Strategies to prevent profit fade 

  1. Robust estimation processes: 
    • Enhance your estimation procedures to ensure all potential costs are accounted for, including labor, materials and allowances for unexpected delays like bad weather. 
    • Regularly review and adjust your estimation methods to align them with current market conditions and project realities. 
  2. Comprehensive review and monitoring: 
    • Implement a rigorous review process that involves cross-checking estimates against actual project outcomes to identify and address discrepancies.
    • Monitor project progress closely in collaboration with project managers and accountants to adapt quickly to any issues that might arise. 
  3. Strategic project management: 
    • ​​​​​​​Employ experienced project managers and general contractors who can accurately forecast expenses and manage projects efficiently. 
    • Keep an open line of communication with your project team to facilitate the timely identification and implementation of cost-saving measures.
  4. Advanced planning for change orders: 
    • ​​​​​​​Before any additional work is approved, develop a clear process for handling change orders, including detailed client consultations and formal agreements. 
    • Charge appropriately for change orders to cover the extra administrative work and potential delays they may cause. 
  5. Use of analytical tools: 
    • Conduct gain-fade analyses regularly. This involves reviewing your work-in-progress schedules to assess profitability and identify trends in gross profit fluctuations over time.
    • Such analyses help pinpoint where adjustments are needed and support better forecasting and project management practices. 
  6. External expertise: 
    • If internal review processes are inadequate, consider consulting with third-party experts specializing in risk assessment and project evaluation to enhance your understanding of potential threats. 
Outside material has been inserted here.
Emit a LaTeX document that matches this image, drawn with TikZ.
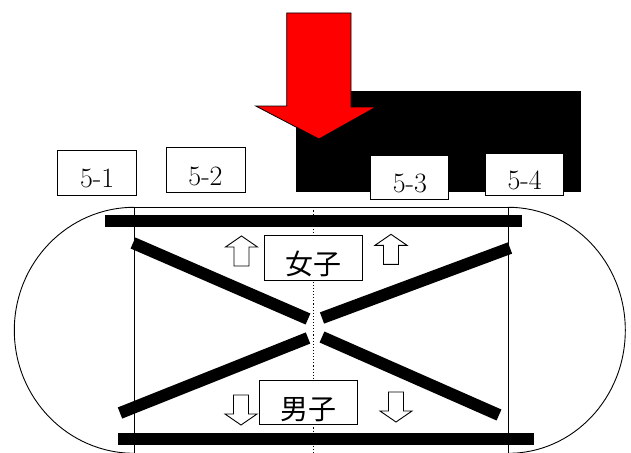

Implementing effective controls 

  • Regular training and development: Equip your team with the skills needed to identify and mitigate risks associated with profit fade. Regular training sessions on the latest industry practices and economic conditions can be invaluable. 
  • Legal and financial safeguards: Establish legally binding agreements and maintain meticulous financial records to safeguard against unforeseen liabilities that could impact profitability. 
  • Transparent client communications: Maintain clear and ongoing communication with clients regarding potential project scope or cost changes, ensuring all parties have realistic expectations about outcomes. 

Conclusion 

Effectively managing profit fade involves a combination of accurate forecasting, meticulous project management and strategic use of analytical tools. By understanding the root causes and implementing robust control measures, roofing contractors can safeguard their projects against unexpected financial setbacks, ensuring sustained profitability and client satisfaction. Remember, proactive management and continuous process improvement are key to mitigating the risks associated with profit fade in the dynamic roofing industry.